Although Shanghai Exodus is mostly about their life in Old Shanghai, one of the most moving part is seeing these people, coming back to their home city. The Shanghai they left has little to do with the Shanghai they come back to but some manage to find their root back to the city that they left so long ago. It is also very clear that many of them kept in touch in their new homes and feel that they lived in a very special place at a very special time. Growing in Old Shanghai is an extremely important part of their life and having to leave Shanghai left a scar in them. It is then really nice to see them closing the loop and finding back their roots. In a way, this is also the story of Shanghai and the rediscovery of its past by both Chinese and foreigners coming back to it.

About 15 minutes is available on as a trailer.

7 thoughts on “Shanghai Exodus”

  1. Yes,you may have picked this up from an e-mail of mine. This is an insight into an interesting cross-section of the people who lived in Shanghai.

    Another DVD which I can recommend is The White Countess, which is the last film made by the Merchant Ivory team. The casting is superb and it gives a poignant portrayal of Alexander Vertinsky who features in my book Shanghai Scarlet. There have been complaints about the lighting: there were not enough light bulbs in Shanghai during filming and the producers were not allowed to quickly import some, so they had to improvise. I don’t think this overcomes the excellence of the film as a whole.
    Best wishes, Margaret Blair

  2. This film captures well the ambiance of Shanghailanders living a comfortable life despite the Japanese occupation and civil war turmoil. Very heart warming reminiscences, especially of their Amahs.
    A glaring omission, except in one instance, these foreigners never learned to speak Chinese despite growing up in Shanghai. Now a great regret! The interaction with Chinese adults and children of their age was rare. The language spoken between foreigners and their domestic help was generally Pidgin English

  3. Hi Hugues,
    Thanks for this, once again, interesting post !
    For those of us leaving in Shanghai, do you know where to find this DVD ?

  4. I watched the 15 minute trailer and looked at the list of names appearing in the material. Very interesting.

    However, the material is incomplete since it hardly mentions the French (both Vichy and Gaulistes) and Russians (both White and Red).

    For example, during the war I was at the École Rémi, belonged to the White Russian Boy Scouts and for a while frequented the Soviet sport club (SSK). After the war, I attended school at the Collège Ste. Jeanne d’Arc and the Collège Français and belonged to the Association Sportive Française.

    Two references on the Shanghai French:
    “Les Francais de Shanghai” by Guy Brossolet and a book of pictures “Shanghai à la Française” by Jean-Michel Piar.

    Also, “Port of Last Resort” by Marcia Reynders Ristaino covers the Shanghai Jewish and Russian Diasporas of Shanghai.

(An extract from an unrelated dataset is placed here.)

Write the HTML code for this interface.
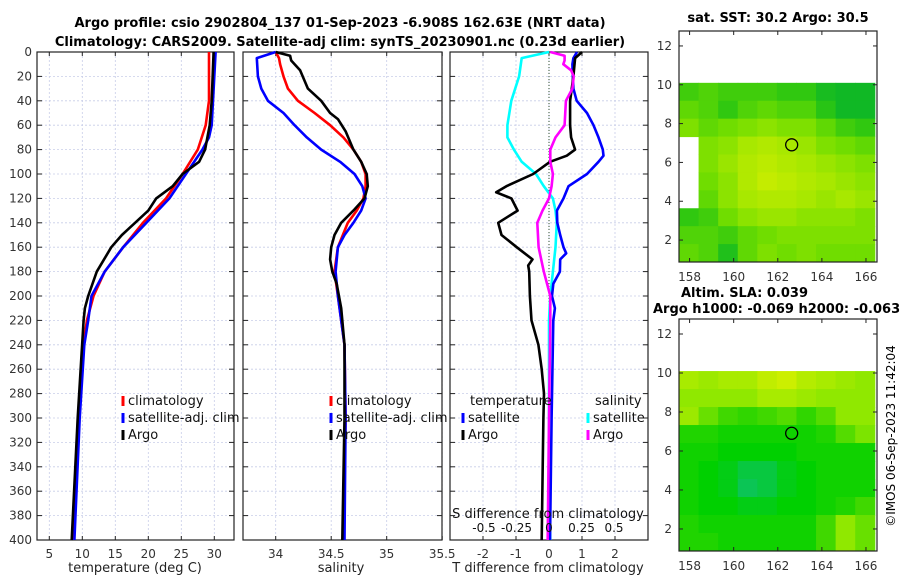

  5. I agree with Lilianne about the lack of the Chinese language. My mother asked our helpers, Ah Fok and Ah Ling (our beloved amah, read about them in Gudao, Lone Ilset) – but they refused. When I asked about learning Chinese, my mother explained that Ah Fok and Ah Ling were excellent professionals at what they did for us and did not have to teach us their language. So … we never did learn to speak their language. I was taken to an alleyway where Ah Fok and his family lived (See Gudao) but we didi not mix.

    My father was asked not to mix too much with others due to his position as Superintendent of the Shanghai Municaple Polices’s C.I.D. We mixed very much only with other SMC people – on orders. Best wishes, Margaret Blair

  6. First, I do apologise for the typos in my last posting. My excuse is that I was in a hurry to go to a Thanksgiving family dinner. (The Canadain Thanksgiving is earlier than the American one.) You can obtain Shanghai Exodus from A2Media, LCC and China Light Media Foundation, PO Box 235527, Honolulu, HI 96823

  7. I have a ton of questions about the living experiences of WhiteRussians in Shanghai between 1935 and 1948. My mother was such when she met and married an American Army Captain (4 months pregnant with me) around Christmas ’45. Had lived her entire life in China…as a political refugee before the war and after moving to Shanghai in the late 30’s. Looking for info about social life of the many thousands of Russians–mostly White–that gathered in this incredible city.